Голос крови - стр. 84
– Э! – говорит Норман. – Ты даже не смотришь!
И это правда.
Норман ведет ладонями от ее плеч вниз по ткани накрахмаленного халата.
– Ну?
Магдалена смотрит на фотографию, и… умх-хгх-х, это кошмар! Цветной снимок голого мужского паха… По всему паху и на сильно воспаленном пенисе бугрится какая-то сыпь.
– Какая… – начала Магдалена.
Она хочет сказать «пакость», но Норман, ей показалось, отчего-то очень горд этим снимком, и она заканчивает:
– …кошмарная фотография.
– Неправда, – не соглашается доктор.
– То, что сотворил над собой наш богатый и влиятельный Морис Флейшман, может быть, и кошмарно, но фотка не кошмарная. С моей точки зрения, это важный документ, свидетельства такого типа очень ценны в нашем деле.
– Это мистер Флейшман?
– Он самый, – подтверждает доктор Льюис. – Видишь его худые длинные ноги?
– Откуда она?
– Я сам снял с полчаса назад и загнал в комп.
– Но почему он голый?
Доктор Льюис хихикает.
– Потому что я велел ему раздеться. Я сказал, что нам нужно создать «визуальную хронологию» выздоровления. «Визуальную хронологию», – сказал я ему.
Он хохочет, уже почти в полный голос.
– Еще я сказал ему, чтобы он взял эту карточку с собой и глядел на нее всякий раз, как захочет поддаться своему так называемому пристрастию. И я говорил почти серьезно. Но в первую очередь я сделал этот снимок для своей монографии.
– Монографии? – переспрашивает Магдалена. – Какой монографии?
Она теряется – стоит ли обнаруживать дальнейшее свое невежество? – но все же продолжает:
– Норман, я даже не знаю, что такое монография.
– Монография – это трактат. «Трактат» же тебе понятно?
– В общем смысле, – подтверждает Магдалена.
Она и понятия не имеет, что такое трактат, но доктор Льюис говорит таким тоном, что подразумевается, будто это слово знакомо каждому грамотному человеку.
– Ну, монография – это, можно сказать, подробный и очень академичный трактат, который сообщает тебе гораздо больше, чем ты хочешь знать о каком-нибудь конкретном предмете, в нашем случае – о роли мастурбации в так называемой порнографической зависимости.

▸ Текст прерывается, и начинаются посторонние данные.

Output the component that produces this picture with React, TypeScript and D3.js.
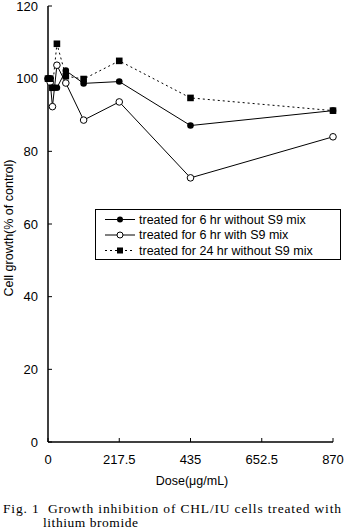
import React from "react";
import * as d3 from "d3";

const doses = [0, 6.8, 13.6, 27.2, 54.4, 108.75, 217.5, 435, 870];
const without6 = [100, 100, 97.5, 97.5, 102.2, 98.7, 99.2, 87.1, 91.2];
const withS9 = [100, 99, 92.3, 103.7, 98.8, 88.6, 93.6, 72.7, 84.0];
const without24 = [100, 100, 97.5, 109.6, 100.7, 99.9, 104.9, 94.7, 91.2];
const xTicks = [0, 217.5, 435, 652.5, 870];
const yTicks = [0, 20, 40, 60, 80, 100, 120];
const legendLabels = [
  "treated for 6 hr without S9 mix",
  "treated for 6 hr with S9 mix",
  "treated for 24 hr without S9 mix",
];

export default function App() {
  const x = d3.scaleLinear().domain([0, 870]).range([48, 333]);
  const y = d3.scaleLinear().domain([0, 120]).range([442, 6]);
  const line = d3
    .line<[number, number]>()
    .x((d) => x(d[0]))
    .y((d) => y(d[1]));
  const pts = (vals: number[]) => doses.map((d, i) => [d, vals[i]] as [number, number]);
  const sans = "'Liberation Sans', Arial, sans-serif";
  const serif = "'Liberation Serif', 'DejaVu Serif', serif";
  const fmt = (v: number) => String(v);

  return (
    <svg width={346} height={532} style={{ position: "absolute", left: 0, top: 0 }}>
      <rect width={346} height={532} fill="#fff" />
      {/* axes */}
      <line x1={x(0)} x2={x(0)} y1={y(120)} y2={y(0)} stroke="#000" strokeWidth={1.5} />
      <line x1={x(0)} x2={x(870)} y1={y(0)} y2={y(0)} stroke="#000" strokeWidth={1.5} />
      {yTicks.map((t) => (
        <g key={"y" + t}>
          <line x1={x(0)} x2={x(0) + 4} y1={y(t)} y2={y(t)} stroke="#000" strokeWidth={1} />
          <text x={38} y={y(t) + 4.5} textAnchor="end" fontFamily={sans} fontSize={13}>
            {t}
          </text>
        </g>
      ))}
      {xTicks.map((t) => (
        <g key={"x" + t}>
          <line x1={x(t)} x2={x(t)} y1={y(0)} y2={y(0) - 4} stroke="#000" strokeWidth={1} />
          <text x={x(t)} y={464} textAnchor="middle" fontFamily={sans} fontSize={13}>
            {fmt(t)}
          </text>
        </g>
      ))}
      <text x={192} y={485} textAnchor="middle" fontFamily={sans} fontSize={12.5}>
        Dose(μg/mL)
      </text>
      <text
        transform={`translate(13,${(y(0) + y(120)) / 2 + 4}) rotate(-90)`}
        textAnchor="middle"
        fontFamily={sans}
        fontSize={12.5}
      >
        Cell growth(% of control)
      </text>
      {/* series */}
      <path d={line(pts(without24)) || ""} fill="none" stroke="#000" strokeWidth={1} strokeDasharray="2,3" />
      <path d={line(pts(withS9)) || ""} fill="none" stroke="#000" strokeWidth={1} />
      <path d={line(pts(without6)) || ""} fill="none" stroke="#000" strokeWidth={1} />
      {pts(withS9).map((p, i) => (
        <circle key={"o" + i} cx={x(p[0])} cy={y(p[1])} r={3.3} fill="#fff" stroke="#000" strokeWidth={1} />
      ))}
      {pts(without24).map((p, i) => (
        <rect key={"s" + i} x={x(p[0]) - 3.3} y={y(p[1]) - 3.3} width={6.6} height={6.6} fill="#000" />
      ))}
      {pts(without6).map((p, i) => (
        <circle key={"f" + i} cx={x(p[0])} cy={y(p[1])} r={3.3} fill="#000" />
      ))}
      {/* legend */}
      <rect x={95.5} y={209.5} width={245} height={50} fill="#fff" stroke="#000" strokeWidth={1} />
      {legendLabels.map((lab, i) => {
        const ly = 219.5 + i * 15.5;
        return (
          <g key={lab}>
            <line
              x1={105}
              x2={135}
              y1={ly}
              y2={ly}
              stroke="#000"
              strokeWidth={1}
              strokeDasharray={i === 2 ? "2,3" : undefined}
            />
            {i === 0 && <circle cx={120} cy={ly} r={3} fill="#000" />}
            {i === 1 && <circle cx={120} cy={ly} r={3} fill="#fff" stroke="#000" />}
            {i === 2 && <rect x={117} y={ly - 3} width={6} height={6} fill="#000" />}
            <text x={139} y={ly + 4.3} fontFamily={sans} fontSize={12.5}>
              {lab}
            </text>
          </g>
        );
      })}
      {/* caption */}
      <text x={3} y={513} fontFamily={serif} fontSize={13.5} textLength={338} lengthAdjust="spacing">
        Fig. 1{"\u00a0\u00a0"}Growth inhibition of CHL/IU cells treated with
      </text>
      <text x={43} y={527} fontFamily={serif} fontSize={13.5} textLength={95} lengthAdjust="spacing">
        lithium bromide
      </text>
    </svg>
  );
}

Я хочу написать такую подробную монографию, такую содержательную, настолько напичканную… даже раздутую… документами, в том числе фотографиями вроде этого снимка мистера Майами, чтобы при первой попытке ее читать у человека начиналась бы мигрень. Я хочу накатать такой… плотный текст, чтобы любой ученый, прочитавший его целиком – любой ученый, любой врач, любой психиатр, любой профессор мединститута, – хочу, чтобы этот сукин сын визжал от боли под тяжестью всех мельчайших клинических фактов, высушенных и спрессованных в кирпичи, которыми нагрузил его доктор Норман Льюис.